Young Nigerians are also confronting a difficult economic reality. Even among educated professionals, salary growth has failed to keep pace with inflation, leaving many workers feeling financially stagnant despite full-time employment. Some individuals now juggle multiple side businesses, freelance work, online ventures, or digital services simply to supplement their primary income. The rise of remote work and online entrepreneurship has therefore become not only an opportunity but, for many, a necessity.
At the same time, the economic pressure is beginning to influence broader social behavior. Delayed marriages, migration ambitions, declining birth planning, and growing interest in relocation opportunities abroad are increasingly tied to concerns about financial security and quality of life. Across social media and public discussions, frustration over living costs has become deeply connected to wider conversations about governance, economic management, and national direction.
Government officials continue to argue that difficult economic reforms are necessary to stabilize the country’s long-term future. Supporters of ongoing reforms insist that years of structural weaknesses, subsidy dependence, debt pressure, and currency distortions created vulnerabilities that can no longer be ignored. According to this perspective, current hardship represents a painful but necessary transition toward eventual economic recovery and sustainability.

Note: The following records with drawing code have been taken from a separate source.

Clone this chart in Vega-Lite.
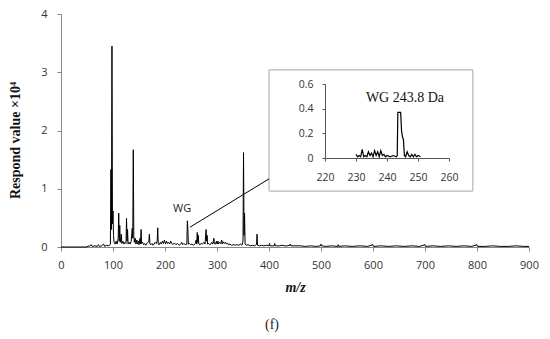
{
  "$schema": "https://vega.github.io/schema/vega-lite/v6.json",
  "width": 468,
  "height": 233,
  "autosize": {"type": "none"},
  "padding": {"left": 61, "top": 14, "right": 21, "bottom": 92},
  "background": "white",
  "config": {
    "view": {"stroke": null},
    "axis": {"grid": false, "domainColor": "#868686", "tickColor": "#868686", "labelColor": "#333333", "labelFont": "Open Sans", "labelFontSize": 11, "tickSize": 4, "labelFlush": false}
  },
  "title": {"text": "(f)", "orient": "bottom", "font": "Liberation Serif", "fontSize": 14, "fontWeight": "normal", "color": "#222222", "dx": -23, "offset": 24},
  "datasets": {
    "main": [
      {"mz":0,"v":0},{"mz":50,"v":0},{"mz":52,"v":0.02},{"mz":55,"v":0.01},{"mz":58,"v":0.04},{"mz":60,"v":0.01},{"mz":65,"v":0.02},{"mz":70,"v":0.01},{"mz":72,"v":0.04},{"mz":74,"v":0.01},{"mz":78,"v":0.02},{"mz":82,"v":0.05},{"mz":84,"v":0.01},{"mz":88,"v":0.03},{"mz":92,"v":0.02},{"mz":95,"v":0.05},
      {"mz":96,"v":1.33},{"mz":97,"v":0.3},{"mz":98,"v":3.45},{"mz":99,"v":0.4},{"mz":100,"v":0.62},{"mz":101,"v":0.2},{"mz":102,"v":0.08},{"mz":104,"v":0.05},{"mz":106,"v":0.1},{"mz":108,"v":0.05},{"mz":110,"v":0.15},{"mz":111,"v":0.58},{"mz":112,"v":0.1},{"mz":113,"v":0.37},{"mz":114,"v":0.08},{"mz":116,"v":0.22},{"mz":117,"v":0.06},{"mz":119,"v":0.1},{"mz":121,"v":0.05},{"mz":123,"v":0.08},{"mz":125,"v":0.06},{"mz":126,"v":0.49},{"mz":127,"v":0.1},{"mz":128,"v":0.3},{"mz":129,"v":0.05},{"mz":131,"v":0.08},{"mz":133,"v":0.05},{"mz":135,"v":0.1},{"mz":137,"v":0.32},{"mz":138,"v":0.15},{"mz":139,"v":1.67},{"mz":140,"v":0.2},{"mz":141,"v":0.08},{"mz":143,"v":0.15},{"mz":144,"v":0.05},{"mz":146,"v":0.12},{"mz":147,"v":0.05},{"mz":149,"v":0.1},{"mz":150,"v":0.04},{"mz":152,"v":0.15},{"mz":153,"v":0.05},{"mz":154,"v":0.3},{"mz":155,"v":0.06},{"mz":157,"v":0.08},{"mz":159,"v":0.04},{"mz":161,"v":0.06},{"mz":163,"v":0.03},{"mz":165,"v":0.06},{"mz":167,"v":0.08},{"mz":169,"v":0.1},{"mz":170,"v":0.22},{"mz":171,"v":0.05},{"mz":173,"v":0.04},{"mz":175,"v":0.06},{"mz":177,"v":0.03},{"mz":179,"v":0.05},{"mz":181,"v":0.08},{"mz":183,"v":0.06},{"mz":185,"v":0.1},{"mz":186,"v":0.33},{"mz":187,"v":0.05},{"mz":189,"v":0.04},{"mz":191,"v":0.08},{"mz":193,"v":0.05},{"mz":195,"v":0.1},{"mz":197,"v":0.06},{"mz":199,"v":0.12},{"mz":201,"v":0.05},{"mz":203,"v":0.1},{"mz":205,"v":0.06},{"mz":207,"v":0.08},{"mz":209,"v":0.05},{"mz":211,"v":0.1},{"mz":213,"v":0.06},{"mz":215,"v":0.04},{"mz":218,"v":0.07},{"mz":221,"v":0.04},{"mz":224,"v":0.06},{"mz":227,"v":0.03},{"mz":230,"v":0.05},{"mz":232,"v":0.08},{"mz":234,"v":0.04},{"mz":236,"v":0.06},{"mz":238,"v":0.05},{"mz":240,"v":0.04},{"mz":242,"v":0.05},{"mz":243,"v":0.45},{"mz":244,"v":0.3},{"mz":245,"v":0.05},{"mz":247,"v":0.06},{"mz":249,"v":0.04},{"mz":252,"v":0.05},{"mz":255,"v":0.03},{"mz":258,"v":0.06},{"mz":260,"v":0.12},{"mz":261,"v":0.05},{"mz":262,"v":0.25},{"mz":263,"v":0.08},{"mz":264,"v":0.2},{"mz":265,"v":0.05},{"mz":267,"v":0.04},{"mz":270,"v":0.06},{"mz":272,"v":0.05},{"mz":275,"v":0.08},{"mz":277,"v":0.05},{"mz":279,"v":0.3},{"mz":280,"v":0.1},{"mz":281,"v":0.2},{"mz":282,"v":0.05},{"mz":284,"v":0.06},{"mz":286,"v":0.04},{"mz":288,"v":0.05},{"mz":290,"v":0.08},{"mz":292,"v":0.05},{"mz":294,"v":0.15},{"mz":295,"v":0.06},{"mz":297,"v":0.05},{"mz":299,"v":0.1},{"mz":300,"v":0.05},{"mz":302,"v":0.1},{"mz":303,"v":0.05},{"mz":305,"v":0.08},{"mz":307,"v":0.06},{"mz":309,"v":0.12},{"mz":310,"v":0.05},{"mz":312,"v":0.09},{"mz":314,"v":0.06},{"mz":316,"v":0.08},{"mz":318,"v":0.05},{"mz":320,"v":0.07},{"mz":322,"v":0.04},{"mz":325,"v":0.05},{"mz":328,"v":0.03},{"mz":332,"v":0.04},{"mz":335,"v":0.03},{"mz":338,"v":0.04},{"mz":342,"v":0.03},{"mz":345,"v":0.05},{"mz":348,"v":0.03},{"mz":350,"v":0.1},{"mz":351,"v":1.62},{"mz":352,"v":0.2},{"mz":353,"v":0.58},{"mz":354,"v":0.05},{"mz":356,"v":0.03},{"mz":360,"v":0.04},{"mz":364,"v":0.02},{"mz":368,"v":0.03},{"mz":372,"v":0.02},{"mz":376,"v":0.04},{"mz":377,"v":0.22},{"mz":378,"v":0.03},{"mz":382,"v":0.02},{"mz":386,"v":0.03},{"mz":390,"v":0.02},{"mz":395,"v":0.03},{"mz":400,"v":0.02},{"mz":401,"v":0.06},{"mz":402,"v":0.02},{"mz":406,"v":0.02},{"mz":410,"v":0.02},{"mz":411,"v":0.06},{"mz":412,"v":0.02},{"mz":420,"v":0.02},{"mz":425,"v":0.03},{"mz":430,"v":0.02},{"mz":435,"v":0.02},{"mz":440,"v":0.03},{"mz":441,"v":0.05},{"mz":442,"v":0.02},{"mz":450,"v":0.02},{"mz":460,"v":0.02},{"mz":470,"v":0.01},{"mz":480,"v":0.02},{"mz":490,"v":0.01},{"mz":499,"v":0.02},{"mz":500,"v":0.05},{"mz":501,"v":0.02},{"mz":510,"v":0.01},{"mz":520,"v":0.02},{"mz":532,"v":0.01},{"mz":533,"v":0.04},{"mz":534,"v":0.01},{"mz":545,"v":0.02},{"mz":560,"v":0.01},{"mz":575,"v":0.02},{"mz":590,"v":0.01},{"mz":600,"v":0.04},{"mz":601,"v":0.01},{"mz":615,"v":0.02},{"mz":630,"v":0.01},{"mz":645,"v":0.02},{"mz":660,"v":0.01},{"mz":675,"v":0.02},{"mz":690,"v":0.01},{"mz":700,"v":0.04},{"mz":701,"v":0.01},{"mz":715,"v":0.02},{"mz":730,"v":0.01},{"mz":745,"v":0.02},{"mz":760,"v":0.01},{"mz":775,"v":0.02},{"mz":790,"v":0.01},{"mz":800,"v":0.04},{"mz":801,"v":0.01},{"mz":815,"v":0.01},{"mz":830,"v":0.02},{"mz":845,"v":0.01},{"mz":860,"v":0.01},{"mz":875,"v":0.02},{"mz":890,"v":0.01},{"mz":900,"v":0.01}
    ],
    "inset": [
      {"mz":230,"v":0.03},{"mz":230.5,"v":0.01},{"mz":231,"v":0.02},{"mz":231.5,"v":0.01},{"mz":232,"v":0.07},{"mz":232.5,"v":0.01},{"mz":233,"v":0.02},{"mz":233.5,"v":0.01},{"mz":234,"v":0.05},{"mz":234.5,"v":0.02},{"mz":235,"v":0.04},{"mz":235.5,"v":0.01},{"mz":236,"v":0.06},{"mz":236.5,"v":0.02},{"mz":237,"v":0.05},{"mz":237.5,"v":0.01},{"mz":238,"v":0.06},{"mz":238.5,"v":0.02},{"mz":239,"v":0.03},{"mz":239.5,"v":0.01},{"mz":240,"v":0.02},{"mz":241,"v":0.01},{"mz":242,"v":0.02},{"mz":243,"v":0.01},{"mz":243.3,"v":0.02},{"mz":243.5,"v":0.37},{"mz":244.4,"v":0.37},{"mz":244.7,"v":0.22},{"mz":245,"v":0.17},{"mz":245.3,"v":0.15},{"mz":245.6,"v":0.02},{"mz":246,"v":0.01},{"mz":246.5,"v":0.05},{"mz":247,"v":0.02},{"mz":247.5,"v":0.01},{"mz":248,"v":0.03},{"mz":248.5,"v":0.01},{"mz":249,"v":0.03},{"mz":249.5,"v":0.01},{"mz":250,"v":0.02},{"mz":250.8,"v":0.01}
    ],
    "box": [{"mz": 400, "mz2": 792, "v": 0.96, "v2": 3.04}],
    "pointer": [{"mz": 248, "v": 0.34, "mz2": 400, "v2": 1.17}],
    "wg": [{"mz": 233, "v": 0.65, "label": "WG"}],
    "insetTitle": [{"mz": 245.8, "v": 0.49, "label": "WG 243.8 Da"}]
  },
  "layer": [
    {
      "layer": [
        {
          "data": {"name": "box"},
          "mark": {"type": "rect", "fill": "white", "stroke": "#a6a6a6", "strokeWidth": 1},
          "encoding": {
            "x": {"field": "mz", "type": "quantitative", "title": "m/z",
                  "scale": {"domain": [0, 900], "nice": false},
                  "axis": {"values": [0,100,200,300,400,500,600,700,800,900], "labelPadding": 8, "titleFont": "Liberation Serif", "titleFontStyle": "italic", "titleFontWeight": "bold", "titleFontSize": 14, "titleColor": "#111111", "titlePadding": 10}},
            "x2": {"field": "mz2"},
            "y": {"field": "v", "type": "quantitative", "title": "Respond value ×10⁴",
                  "scale": {"domain": [0, 4], "nice": false},
                  "axis": {"values": [0,1,2,3,4], "format": "d", "labelPadding": 10, "titleFont": "Liberation Serif", "titleFontWeight": "bold", "titleFontSize": 14, "titleColor": "#111111", "titleX": -46, "titleY": 126, "titleBaseline": "middle"}},
            "y2": {"field": "v2"}
          }
        },
        {
          "data": {"name": "main"},
          "mark": {"type": "line", "color": "black", "strokeWidth": 1},
          "encoding": {
            "x": {"field": "mz", "type": "quantitative", "title": "m/z"},
            "y": {"field": "v", "type": "quantitative", "title": "Respond value ×10⁴"}
          }
        },
        {
          "data": {"name": "pointer"},
          "mark": {"type": "rule", "color": "black", "strokeWidth": 1},
          "encoding": {
            "x": {"field": "mz", "type": "quantitative", "title": "m/z"},
            "x2": {"field": "mz2"},
            "y": {"field": "v", "type": "quantitative", "title": "Respond value ×10⁴"},
            "y2": {"field": "v2"}
          }
        },
        {
          "data": {"name": "wg"},
          "mark": {"type": "text", "font": "Open Sans", "fontSize": 11, "color": "#222222"},
          "encoding": {
            "x": {"field": "mz", "type": "quantitative", "title": "m/z"},
            "y": {"field": "v", "type": "quantitative", "title": "Respond value ×10⁴"},
            "text": {"field": "label"}
          }
        }
      ]
    },
    {
      "layer": [
        {
          "data": {"name": "inset"},
          "mark": {"type": "line", "color": "black", "strokeWidth": 1.2},
          "encoding": {
            "x": {"field": "mz", "type": "quantitative", "title": null,
                  "scale": {"domain": [220, 260], "range": [264, 388], "nice": false, "zero": false},
                  "axis": {"orient": "bottom", "offset": -89, "zindex": 2, "values": [220,230,240,250,260], "labelFontSize": 10.5, "tickSize": 3, "labelPadding": 11, "domainColor": "#555555", "tickColor": "#555555"}},
            "y": {"field": "v", "type": "quantitative", "title": null,
                  "scale": {"domain": [0, 0.6], "range": [144, 70], "nice": false},
                  "axis": {"orient": "left", "offset": -264, "zindex": 2, "values": [0,0.2,0.4,0.6], "format": "~g", "labelFontSize": 10.5, "tickSize": 3, "labelPadding": 9, "domainColor": "#555555", "tickColor": "#555555"}}
          }
        },
        {
          "data": {"name": "insetTitle"},
          "mark": {"type": "text", "font": "Liberation Serif", "fontSize": 14, "color": "#111111"},
          "encoding": {
            "x": {"field": "mz", "type": "quantitative", "title": null},
            "y": {"field": "v", "type": "quantitative", "title": null},
            "text": {"field": "label"}
          }
        }
      ]
    }
  ],
  "resolve": {"scale": {"x": "independent", "y": "independent"}, "axis": {"x": "independent", "y": "independent"}}
}
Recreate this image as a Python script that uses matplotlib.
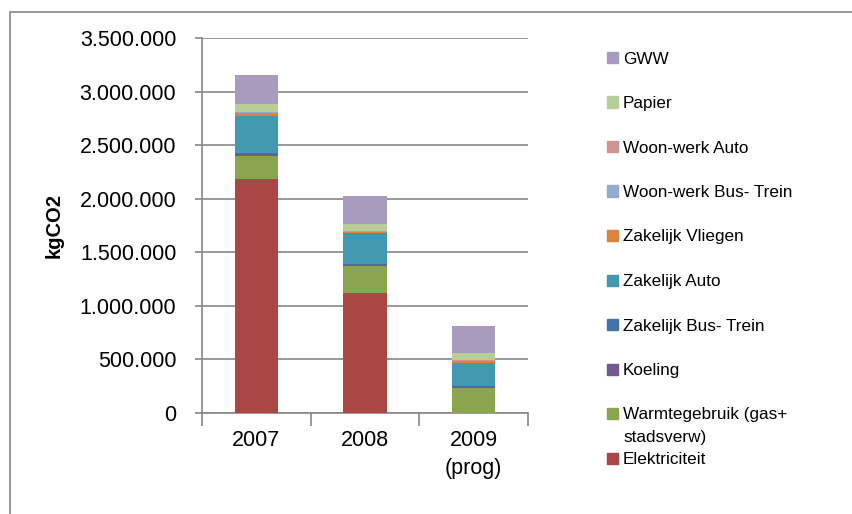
import numpy as np
import matplotlib.pyplot as plt
from matplotlib.patches import Rectangle
from matplotlib.ticker import FuncFormatter, FixedLocator

plt.rcParams['font.family'] = ['Liberation Sans', 'DejaVu Sans']

years = ['2007', '2008', '2009\n(prog)']

# stacked from bottom to top
series = ['Elektriciteit', 'Warmtegebruik (gas+\nstadsverw)', 'Koeling',
          'Zakelijk Bus- Trein', 'Zakelijk Auto', 'Zakelijk Vliegen',
          'Woon-werk Bus- Trein', 'Woon-werk Auto', 'Papier', 'GWW']
colors = ['#AA4643', '#89A54E', '#71588F', '#4572A7', '#4198AF',
          '#DB843D', '#93A9CF', '#D19392', '#B9CD96', '#A99BBD']

elektriciteit = [2185000, 1124000, 0]
warmte = [218000, 252000, 238000]
koeling = [12000, 3000, 2000]
zak_bus = [14000, 14000, 16000]
zak_auto = [343000, 287000, 212000]
zak_vliegen = [30000, 13000, 20000]
ww_bus = [3000, 2000, 2000]
ww_auto = [4000, 3000, 2000]
papier = [78000, 62000, 65000]
gww = [265000, 262000, 258000]

values = [elektriciteit, warmte, koeling, zak_bus, zak_auto, zak_vliegen,
          ww_bus, ww_auto, papier, gww]

W, H = 852, 514
fig = plt.figure(figsize=(W / 100, H / 100), dpi=100)
ax = fig.add_axes([202 / W, 1 - 413 / H, 326 / W, 375 / H])

x = np.arange(len(years))
bottom = np.zeros(len(years))
for vals, col in zip(values, colors):
    ax.bar(x, vals, width=0.4, bottom=bottom, color=col, zorder=3)
    bottom += np.array(vals)

grid_col = '#878787'
ax.set_xlim(-0.5, 2.5)
ax.set_ylim(0, 3500000)
ax.set_yticks(np.arange(0, 3500001, 500000))
ax.yaxis.set_major_formatter(FuncFormatter(lambda v, p: f'{int(v):,}'.replace(',', '.')))
ax.yaxis.grid(True, color=grid_col, lw=1.2, zorder=0)
ax.set_xticks(x)
ax.set_xticklabels(years)
for lbl in ax.get_xticklabels():
    lbl.set_linespacing(1.45)
ax.xaxis.set_minor_locator(FixedLocator([-0.5, 0.5, 1.5, 2.5]))
ax.tick_params(axis='x', which='major', length=0, pad=12, labelsize=15.5)
ax.tick_params(axis='x', which='minor', length=9, width=1.2, color=grid_col)
ax.tick_params(axis='y', length=5, width=1.2, color=grid_col, pad=13.5, labelsize=15.5)

for s in ['top', 'right']:
    ax.spines[s].set_visible(False)
for s in ['left', 'bottom']:
    ax.spines[s].set_color(grid_col)
    ax.spines[s].set_linewidth(1.2)

fig.text(54 / W, 1 - 225 / H, 'kgCO2', rotation=90, ha='center', va='center',
         fontsize=14.5, fontweight='bold')

# legend, top entry first
leg_y0, leg_dy = 57.5, 44.5
for i, (lab, col) in enumerate(zip(series[::-1], colors[::-1])):
    yc = leg_y0 + i * leg_dy
    fig.patches.append(Rectangle((607 / W, 1 - (yc + 5.5) / H), 11 / W, 11 / H,
                                 transform=fig.transFigure, color=col))
    for k, line in enumerate(lab.split('\n')):
        fig.text(623 / W, 1 - (yc + 6 + k * 22.5) / H, line, ha='left', va='baseline',
                 fontsize=12.3)

# outer chart border
fig.patches.append(Rectangle((10 / W, -0.1), 1.2, 1 - 12 / H + 0.1, transform=fig.transFigure,
                             fill=False, edgecolor=grid_col, lw=1.2))

fig.savefig('out.png', dpi=100)
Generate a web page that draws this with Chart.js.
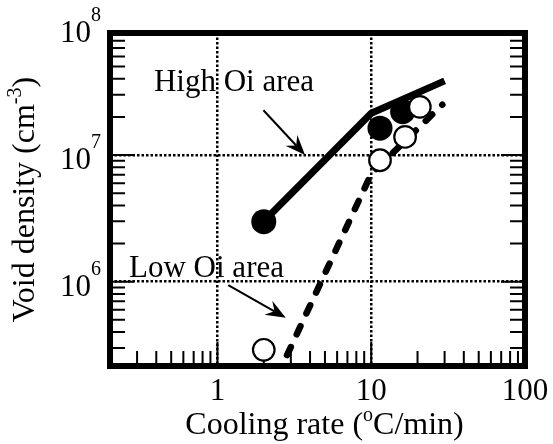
<!DOCTYPE html>
<html>
<head>
<meta charset="utf-8">
<script src="https://cdn.jsdelivr.net/npm/chart.js@4.4.1/dist/chart.umd.min.js"></script>
<style>
  html, body { margin: 0; padding: 0; background: #fff; }
  #wrap { width: 553px; height: 444px; position: relative; }
</style>
</head>
<body>
<div id="wrap"><canvas id="voidChart"></canvas></div>
<script>
// ===== values =====
// trend lines
const highOiX = [2, 10, 30];
const highOiY = [3.0e6, 2.14e7, 3.85e7];
const lowOiX = [2.45, 10, 29];
const lowOiY = [1.8e5, 7.1e6, 2.5e7];

// measured points
const filledX = [2, 11.4, 16];
const filledY = [2.98e6, 1.63e7, 2.2e7];
const openX = [2, 11.4, 16.6, 20.7];
const openY = [2.9e5, 9.1e6, 1.39e7, 2.4e7];

// axes
const xMin = 0.2, xMax = 100;
const yMin = 2.16e5, yMax = 9.2e7;
const xTickValues = [1, 10, 100];
const xTickLabels = ['1', '10', '100'];
const yTickValues = [1e6, 1e7, 1e8];
const yTickExps = ['6', '7', '8'];

// callouts (data coordinates)
const calloutText = ['High Oi area', 'Low Oi area'];
const calloutX = [0.386, 0.266];
const calloutY = [3.2e7, 1.09e6];
const arrowFromX = [1.99, 1.175], arrowFromY = [2.26e7, 9.4e5];
const arrowToX = [3.71, 2.78], arrowToY = [1.0e7, 5.2e5];

const pairs = (xs, ys) => xs.map((x, i) => ({ x, y: ys[i] }));

const FONT_MAIN = '31px "Liberation Serif"';
const FONT_TITLE = '32px "Liberation Serif"';
const FONT_SUP = '20px "Liberation Serif"';

// text with superscript parts; align 'left' | 'center' | 'right'
function drawRich(ctx, parts, x, y, align, baseFont, raise) {
  const widths = parts.map(p => { ctx.font = p.sup ? FONT_SUP : baseFont; return ctx.measureText(p.t).width; });
  const total = widths.reduce((a, b) => a + b, 0);
  let cx = align === 'center' ? x - total / 2 : align === 'right' ? x - total : x;
  ctx.textAlign = 'left';
  ctx.textBaseline = 'alphabetic';
  parts.forEach((p, i) => {
    ctx.font = p.sup ? FONT_SUP : baseFont;
    ctx.fillText(p.t, cx, p.sup ? y - raise : y);
    cx += widths[i];
  });
}

function drawArrow(ctx, x0, y0, x1, y1) {
  const dx = x1 - x0, dy = y1 - y0, len = Math.hypot(dx, dy);
  const ux = dx / len, uy = dy / len;
  const headLen = 20, halfW = 8, notch = 13;
  ctx.lineWidth = 2;
  ctx.beginPath();
  ctx.moveTo(x0, y0);
  ctx.lineTo(x1 - ux * notch, y1 - uy * notch);
  ctx.stroke();
  ctx.beginPath();
  ctx.moveTo(x1, y1);
  ctx.lineTo(x1 - ux * headLen - uy * halfW, y1 - uy * headLen + ux * halfW);
  ctx.lineTo(x1 - ux * notch, y1 - uy * notch);
  ctx.lineTo(x1 - ux * headLen + uy * halfW, y1 - uy * headLen - ux * halfW);
  ctx.closePath();
  ctx.fill();
}

function logSteps(min, max) {
  const out = [];
  for (let e = Math.floor(Math.log10(min)); e <= Math.ceil(Math.log10(max)); e++) {
    for (let m = 1; m <= 9; m++) {
      const v = m * Math.pow(10, e);
      if (v > min * 1.0001 && v < max * 0.9999) out.push({ v, major: m === 1 });
    }
  }
  return out;
}

const isDecade = v => Math.abs(Math.log10(v) - Math.round(Math.log10(v))) < 1e-6;

// ===== frame, inward ticks, labels, callouts =====
const figureDecor = {
  id: 'figureDecor',
  beforeDatasetsDraw(chart) {
    const { ctx, chartArea: a, scales: { x, y } } = chart;
    ctx.save();
    ctx.strokeStyle = '#000';
    ctx.lineWidth = 2;
    ctx.beginPath();
    logSteps(xMin, xMax).forEach(t => {
      const px = x.getPixelForValue(t.v);
      ctx.moveTo(px, a.bottom);
      ctx.lineTo(px, a.bottom - (t.major ? 24 : 15));
    });
    logSteps(yMin, yMax).forEach(t => {
      const py = y.getPixelForValue(t.v);
      const l = t.major ? 24 : 15;
      ctx.moveTo(a.left, py); ctx.lineTo(a.left + l, py);
      ctx.moveTo(a.right, py); ctx.lineTo(a.right - l, py);
    });
    ctx.stroke();
    ctx.restore();
  },
  afterDatasetsDraw(chart) {
    const { ctx, chartArea: a, scales: { x, y } } = chart;
    ctx.save();
    ctx.fillStyle = '#000';
    ctx.strokeStyle = '#000';

    // plot frame
    ctx.lineWidth = 6;
    ctx.strokeRect(a.left, a.top, a.right - a.left, a.bottom - a.top);

    // callouts
    calloutText.forEach((t, i) => {
      ctx.font = FONT_MAIN;
      ctx.textAlign = 'left';
      ctx.textBaseline = 'alphabetic';
      ctx.fillText(t, x.getPixelForValue(calloutX[i]), y.getPixelForValue(calloutY[i]));
    });
    arrowFromX.forEach((_, i) => {
      drawArrow(ctx,
        x.getPixelForValue(arrowFromX[i]), y.getPixelForValue(arrowFromY[i]),
        x.getPixelForValue(arrowToX[i]), y.getPixelForValue(arrowToY[i]));
    });

    // x tick labels
    xTickValues.forEach((v, i) => {
      drawRich(ctx, [{ t: xTickLabels[i] }], x.getPixelForValue(v), a.bottom + 33.5, 'center', FONT_MAIN, 0);
    });
    // y tick labels 10^n
    yTickValues.forEach((v, i) => {
      const py = y.getPixelForValue(v);
      drawRich(ctx, [{ t: '10' }, { t: yTickExps[i], sup: true }], a.left - 9, py + 14, 'right', FONT_MAIN, 21);
    });

    // axis titles
    drawRich(ctx, [{ t: 'Cooling rate (' }, { t: 'o', sup: true }, { t: 'C/min)' }],
      (a.left + a.right) / 2 + 7, 434, 'center', FONT_TITLE, 13);
    ctx.translate(34, (a.top + a.bottom) / 2);
    ctx.rotate(-Math.PI / 2);
    drawRich(ctx, [{ t: 'Void density (cm' }, { t: '-3', sup: true }, { t: ')' }],
      0, 0, 'center', FONT_TITLE, 13);
    ctx.restore();
  }
};

const gridColor = lim => c => (c.tick && isDecade(c.tick.value) && c.tick.value > lim[0] && c.tick.value < lim[1]) ? '#000' : 'rgba(0,0,0,0)';

new Chart(document.getElementById('voidChart'), {
  type: 'scatter',
  data: {
    datasets: [
      { label: 'Low Oi area', data: pairs(openX, openY), pointRadius: 10.8, pointBackgroundColor: '#fff',
        pointBorderColor: '#000', pointBorderWidth: 2.2, order: 0 },
      { label: 'High Oi area', data: pairs(filledX, filledY), pointRadius: 12.5, pointBackgroundColor: '#000',
        pointBorderColor: '#000', pointBorderWidth: 0, order: 1 },
      { label: 'High Oi trend', data: pairs(highOiX, highOiY), showLine: true, borderColor: '#000',
        borderWidth: 7, pointRadius: 0, order: 2 },
      { label: 'Low Oi trend', data: pairs(lowOiX, lowOiY), showLine: true, borderColor: '#000',
        borderWidth: 6.5, borderDash: [9, 14], borderCapStyle: 'round', pointRadius: 0, clip: 0, order: 3 }
    ]
  },
  options: {
    responsive: true,
    maintainAspectRatio: false,
    animation: false,
    layout: { padding: { left: 110, right: 28, top: 33, bottom: 78 } },
    plugins: { legend: { display: false }, tooltip: { enabled: false } },
    scales: {
      x: {
        type: 'logarithmic', min: xMin, max: xMax,
        ticks: { display: false },
        grid: { drawTicks: false, lineWidth: 2.5, color: gridColor([xMin, xMax]) },
        border: { display: false, dash: [2.5, 2] }
      },
      y: {
        type: 'logarithmic', min: yMin, max: yMax,
        ticks: { display: false },
        grid: { drawTicks: false, lineWidth: 2.5, color: gridColor([yMin, yMax]) },
        border: { display: false, dash: [2.5, 2] }
      }
    }
  },
  plugins: [figureDecor]
});
</script>
</body>
</html>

For many ordinary Nigerians, however, patience is becoming increasingly difficult. While macroeconomic indicators and policy projections dominate official discussions, citizens often judge economic performance through daily experience. The ability to afford food, transportation, education, healthcare, and stable housing remains the true measure of economic reality for most households.
Despite the hardship, resilience remains deeply visible across Nigerian society. Families continue to adapt creatively to difficult conditions through cooperative living arrangements, small-scale entrepreneurship, community support systems, and evolving survival strategies. In many ways, the ability of ordinary Nigerians to endure prolonged economic pressure continues to reflect remarkable social resilience in the face of uncertainty.
Yet resilience alone may not be enough indefinitely. The long-term stability of any society ultimately depends on whether citizens believe that hard work, education, and economic participation can still lead to meaningful improvement in living conditions. If that belief weakens too severely, broader social and political consequences often follow.
Nigeria’s cost-of-living crisis is therefore not merely an economic story. It is also a story about public trust, national endurance, and the growing struggle between survival and hope in one of Africa’s most important economies.